Question: Show that $3$ is primitive root $\bmod17 $ and find the indexes of all integers $a$ such that $\gcd (a,17)=1$ relative to $3$.
Answer: First of all, $17$ is an odd prime number. So, there are exactly $\phi(\phi(17))=\phi(16)=8$ primitive roots $\bmod17 $.
We can easily find (I don't want to waste your time with this) that $\text{ord}_{17}(3)=16=\phi(17)$.
Now, the set $\{3^i:i=0,1,2,3,...,15\}$ is a reduced residue system $(\bmod 17)$.

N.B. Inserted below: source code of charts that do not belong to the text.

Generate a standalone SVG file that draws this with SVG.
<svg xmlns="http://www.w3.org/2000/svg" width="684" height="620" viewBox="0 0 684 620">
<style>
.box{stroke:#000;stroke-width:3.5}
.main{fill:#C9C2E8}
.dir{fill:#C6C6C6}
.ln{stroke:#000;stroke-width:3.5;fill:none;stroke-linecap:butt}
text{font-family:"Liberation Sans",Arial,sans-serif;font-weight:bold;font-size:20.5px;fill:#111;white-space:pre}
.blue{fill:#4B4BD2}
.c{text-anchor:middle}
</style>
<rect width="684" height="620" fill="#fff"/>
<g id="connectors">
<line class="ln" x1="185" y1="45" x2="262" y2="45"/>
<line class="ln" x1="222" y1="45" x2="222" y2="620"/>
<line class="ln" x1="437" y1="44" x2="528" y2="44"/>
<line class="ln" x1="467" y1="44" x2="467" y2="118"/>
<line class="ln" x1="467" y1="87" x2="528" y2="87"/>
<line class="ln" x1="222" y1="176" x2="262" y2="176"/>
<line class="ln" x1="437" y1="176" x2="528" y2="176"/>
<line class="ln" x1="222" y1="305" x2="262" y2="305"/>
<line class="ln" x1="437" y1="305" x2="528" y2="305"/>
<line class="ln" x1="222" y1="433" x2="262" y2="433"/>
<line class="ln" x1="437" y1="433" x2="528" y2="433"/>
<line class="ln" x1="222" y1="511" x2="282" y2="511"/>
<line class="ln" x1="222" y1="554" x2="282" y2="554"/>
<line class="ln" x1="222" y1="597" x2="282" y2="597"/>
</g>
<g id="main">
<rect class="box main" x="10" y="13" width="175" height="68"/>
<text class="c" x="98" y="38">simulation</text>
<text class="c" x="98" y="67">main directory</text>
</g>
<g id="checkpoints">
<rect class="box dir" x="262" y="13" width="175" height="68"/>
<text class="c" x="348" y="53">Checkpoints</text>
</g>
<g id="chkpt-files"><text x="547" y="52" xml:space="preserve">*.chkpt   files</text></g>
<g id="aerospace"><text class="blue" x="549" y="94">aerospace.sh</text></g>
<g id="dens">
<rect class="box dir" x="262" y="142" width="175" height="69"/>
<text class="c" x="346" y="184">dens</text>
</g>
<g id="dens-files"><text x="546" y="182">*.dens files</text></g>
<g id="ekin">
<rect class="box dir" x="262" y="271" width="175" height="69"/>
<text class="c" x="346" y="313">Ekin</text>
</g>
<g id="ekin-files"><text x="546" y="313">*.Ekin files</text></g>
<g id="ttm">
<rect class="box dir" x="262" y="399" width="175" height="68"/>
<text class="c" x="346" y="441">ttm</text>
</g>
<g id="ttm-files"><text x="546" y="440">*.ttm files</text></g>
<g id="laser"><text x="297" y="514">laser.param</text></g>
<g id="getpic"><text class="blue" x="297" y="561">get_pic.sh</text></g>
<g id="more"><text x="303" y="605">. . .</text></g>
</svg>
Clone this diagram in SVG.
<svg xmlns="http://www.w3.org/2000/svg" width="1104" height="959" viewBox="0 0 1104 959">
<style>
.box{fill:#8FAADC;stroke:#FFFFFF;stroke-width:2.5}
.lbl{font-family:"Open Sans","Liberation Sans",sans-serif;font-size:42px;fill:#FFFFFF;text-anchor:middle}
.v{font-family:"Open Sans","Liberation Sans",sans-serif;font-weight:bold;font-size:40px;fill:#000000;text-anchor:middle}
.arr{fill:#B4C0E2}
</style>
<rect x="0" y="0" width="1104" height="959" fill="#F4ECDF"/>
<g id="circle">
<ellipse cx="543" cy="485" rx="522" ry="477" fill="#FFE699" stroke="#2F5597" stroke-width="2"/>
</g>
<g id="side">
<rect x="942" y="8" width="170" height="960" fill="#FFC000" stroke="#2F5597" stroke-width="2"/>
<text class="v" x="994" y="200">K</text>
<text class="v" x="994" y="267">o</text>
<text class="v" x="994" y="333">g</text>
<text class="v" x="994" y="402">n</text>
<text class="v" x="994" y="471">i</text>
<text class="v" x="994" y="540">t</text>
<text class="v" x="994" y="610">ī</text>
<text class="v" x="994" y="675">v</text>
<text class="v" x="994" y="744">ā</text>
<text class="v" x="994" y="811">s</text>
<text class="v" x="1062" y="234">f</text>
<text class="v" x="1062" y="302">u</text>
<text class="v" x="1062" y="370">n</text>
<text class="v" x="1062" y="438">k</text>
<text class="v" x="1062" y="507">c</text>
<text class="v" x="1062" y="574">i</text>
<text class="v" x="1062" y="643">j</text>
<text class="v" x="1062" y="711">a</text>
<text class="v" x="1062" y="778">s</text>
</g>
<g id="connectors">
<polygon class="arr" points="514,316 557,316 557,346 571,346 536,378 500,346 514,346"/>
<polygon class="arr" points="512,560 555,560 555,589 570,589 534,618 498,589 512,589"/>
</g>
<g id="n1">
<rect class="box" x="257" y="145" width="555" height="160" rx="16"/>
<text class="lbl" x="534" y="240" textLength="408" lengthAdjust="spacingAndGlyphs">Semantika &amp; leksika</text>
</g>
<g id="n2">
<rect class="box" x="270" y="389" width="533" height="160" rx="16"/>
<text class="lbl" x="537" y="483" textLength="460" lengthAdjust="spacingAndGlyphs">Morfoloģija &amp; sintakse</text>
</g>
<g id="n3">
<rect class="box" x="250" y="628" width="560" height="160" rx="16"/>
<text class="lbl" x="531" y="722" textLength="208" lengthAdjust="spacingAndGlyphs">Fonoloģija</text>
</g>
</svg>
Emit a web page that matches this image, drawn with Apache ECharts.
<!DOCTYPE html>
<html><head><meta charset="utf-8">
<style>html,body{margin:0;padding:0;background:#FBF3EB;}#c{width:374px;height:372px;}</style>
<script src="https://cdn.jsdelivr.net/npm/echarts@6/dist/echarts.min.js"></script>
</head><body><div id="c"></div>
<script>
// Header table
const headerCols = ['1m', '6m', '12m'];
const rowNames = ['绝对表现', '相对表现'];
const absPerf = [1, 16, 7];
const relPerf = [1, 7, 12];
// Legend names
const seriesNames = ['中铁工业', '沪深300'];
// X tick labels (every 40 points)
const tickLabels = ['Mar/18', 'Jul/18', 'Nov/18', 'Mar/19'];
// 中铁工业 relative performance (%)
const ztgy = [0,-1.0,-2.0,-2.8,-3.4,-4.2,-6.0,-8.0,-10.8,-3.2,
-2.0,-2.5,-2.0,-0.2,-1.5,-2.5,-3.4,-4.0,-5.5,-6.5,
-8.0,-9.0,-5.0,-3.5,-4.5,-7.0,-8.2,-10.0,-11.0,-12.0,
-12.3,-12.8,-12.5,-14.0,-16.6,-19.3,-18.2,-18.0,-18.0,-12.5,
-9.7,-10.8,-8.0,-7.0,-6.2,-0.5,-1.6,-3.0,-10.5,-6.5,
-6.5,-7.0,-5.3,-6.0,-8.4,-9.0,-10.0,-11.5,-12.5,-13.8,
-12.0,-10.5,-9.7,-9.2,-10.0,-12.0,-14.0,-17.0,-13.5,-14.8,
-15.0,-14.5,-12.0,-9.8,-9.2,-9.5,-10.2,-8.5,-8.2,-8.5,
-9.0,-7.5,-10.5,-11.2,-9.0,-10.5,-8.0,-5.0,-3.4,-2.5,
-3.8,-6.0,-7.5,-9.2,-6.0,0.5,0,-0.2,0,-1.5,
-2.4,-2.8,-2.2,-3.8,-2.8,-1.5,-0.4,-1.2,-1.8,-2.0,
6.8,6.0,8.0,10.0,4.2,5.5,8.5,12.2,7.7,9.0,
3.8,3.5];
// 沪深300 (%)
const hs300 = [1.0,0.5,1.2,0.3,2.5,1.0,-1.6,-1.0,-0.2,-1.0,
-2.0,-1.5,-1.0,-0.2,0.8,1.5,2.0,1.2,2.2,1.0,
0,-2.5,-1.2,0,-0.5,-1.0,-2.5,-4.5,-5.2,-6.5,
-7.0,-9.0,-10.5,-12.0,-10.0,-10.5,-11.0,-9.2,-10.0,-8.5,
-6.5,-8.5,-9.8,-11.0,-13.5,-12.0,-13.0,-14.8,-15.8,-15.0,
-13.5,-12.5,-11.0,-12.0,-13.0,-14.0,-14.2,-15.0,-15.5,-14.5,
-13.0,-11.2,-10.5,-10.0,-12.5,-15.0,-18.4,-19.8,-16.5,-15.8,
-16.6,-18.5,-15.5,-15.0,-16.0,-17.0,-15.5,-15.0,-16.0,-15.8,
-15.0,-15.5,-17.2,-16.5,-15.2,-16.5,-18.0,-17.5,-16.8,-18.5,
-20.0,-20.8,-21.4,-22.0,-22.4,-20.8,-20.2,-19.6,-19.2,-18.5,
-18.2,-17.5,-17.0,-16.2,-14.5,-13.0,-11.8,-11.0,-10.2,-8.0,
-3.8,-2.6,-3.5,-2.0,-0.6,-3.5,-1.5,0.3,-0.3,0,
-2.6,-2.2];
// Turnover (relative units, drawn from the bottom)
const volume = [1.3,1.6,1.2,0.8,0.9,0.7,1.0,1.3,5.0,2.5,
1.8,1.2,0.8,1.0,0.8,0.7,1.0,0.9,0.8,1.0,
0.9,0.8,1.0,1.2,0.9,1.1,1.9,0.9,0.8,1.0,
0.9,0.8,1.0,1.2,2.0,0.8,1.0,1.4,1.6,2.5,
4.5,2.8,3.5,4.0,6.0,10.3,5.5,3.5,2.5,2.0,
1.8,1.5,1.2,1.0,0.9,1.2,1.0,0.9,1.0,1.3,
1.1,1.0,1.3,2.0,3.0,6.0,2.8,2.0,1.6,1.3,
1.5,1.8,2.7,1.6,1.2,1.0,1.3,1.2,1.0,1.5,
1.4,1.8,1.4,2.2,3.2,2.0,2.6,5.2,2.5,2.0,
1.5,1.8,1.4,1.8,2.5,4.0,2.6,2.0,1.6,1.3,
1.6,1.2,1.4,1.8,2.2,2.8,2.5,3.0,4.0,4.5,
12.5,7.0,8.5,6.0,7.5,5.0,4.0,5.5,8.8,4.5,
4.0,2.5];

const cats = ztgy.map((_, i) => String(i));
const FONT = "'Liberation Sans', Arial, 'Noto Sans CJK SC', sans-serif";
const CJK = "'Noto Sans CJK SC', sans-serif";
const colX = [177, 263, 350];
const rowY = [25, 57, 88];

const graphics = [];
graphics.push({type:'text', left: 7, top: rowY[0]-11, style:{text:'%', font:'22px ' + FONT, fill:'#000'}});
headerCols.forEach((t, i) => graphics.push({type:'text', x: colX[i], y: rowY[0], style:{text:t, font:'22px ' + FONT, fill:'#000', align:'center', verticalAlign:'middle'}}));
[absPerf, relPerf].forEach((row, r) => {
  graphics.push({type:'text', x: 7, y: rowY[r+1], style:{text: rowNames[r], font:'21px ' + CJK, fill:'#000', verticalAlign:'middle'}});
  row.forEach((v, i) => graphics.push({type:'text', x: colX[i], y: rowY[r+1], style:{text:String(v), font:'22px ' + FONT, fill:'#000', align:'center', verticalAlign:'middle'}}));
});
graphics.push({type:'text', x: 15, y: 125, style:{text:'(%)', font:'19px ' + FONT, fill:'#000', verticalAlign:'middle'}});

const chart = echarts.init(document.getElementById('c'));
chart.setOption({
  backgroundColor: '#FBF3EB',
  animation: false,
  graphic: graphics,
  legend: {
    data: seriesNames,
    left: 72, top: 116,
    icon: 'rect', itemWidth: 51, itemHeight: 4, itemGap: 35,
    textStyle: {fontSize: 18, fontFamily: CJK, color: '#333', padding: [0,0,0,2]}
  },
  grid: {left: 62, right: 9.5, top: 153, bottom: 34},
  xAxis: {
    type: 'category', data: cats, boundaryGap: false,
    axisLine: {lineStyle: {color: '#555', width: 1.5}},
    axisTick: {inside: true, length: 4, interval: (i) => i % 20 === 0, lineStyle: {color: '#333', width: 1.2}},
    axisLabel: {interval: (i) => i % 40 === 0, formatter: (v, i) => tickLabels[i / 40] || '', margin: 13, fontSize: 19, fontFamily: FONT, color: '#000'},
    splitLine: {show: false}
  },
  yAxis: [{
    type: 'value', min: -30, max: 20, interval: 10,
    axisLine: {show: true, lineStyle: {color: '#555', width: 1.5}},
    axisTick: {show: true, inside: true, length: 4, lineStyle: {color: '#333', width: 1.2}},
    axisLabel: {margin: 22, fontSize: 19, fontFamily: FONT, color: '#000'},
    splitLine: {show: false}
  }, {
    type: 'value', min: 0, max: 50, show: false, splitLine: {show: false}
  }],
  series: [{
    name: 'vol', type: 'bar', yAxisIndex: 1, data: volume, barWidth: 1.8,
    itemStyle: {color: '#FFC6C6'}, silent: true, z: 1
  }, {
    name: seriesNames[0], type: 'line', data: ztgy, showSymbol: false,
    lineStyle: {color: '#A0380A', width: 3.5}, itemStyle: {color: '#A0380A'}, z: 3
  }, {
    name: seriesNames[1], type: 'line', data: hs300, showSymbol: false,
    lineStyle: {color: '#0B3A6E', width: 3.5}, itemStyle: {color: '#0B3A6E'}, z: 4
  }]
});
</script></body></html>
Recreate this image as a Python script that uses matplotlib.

We want to find all the indexes of $1,2,...,16$ relative to $3$.
With simple calculations
- $1\equiv 3^{0} \bmod 17 \iff \text{ind}_3 1 =0 $,
- $2\equiv 3^{14} \bmod 17 \iff \text{ind}_3 2 = 14 $
- $3\equiv 3^{1} \bmod 17 \iff \text{ind}_3 3 = 1 $
- etc...
and we find the indexes of the numbers prime to $17$ between and $16$.
My question is, shall we say something for the indexes of numbers over $16$, and, if yes, what?
Thank you and I apologize for my English.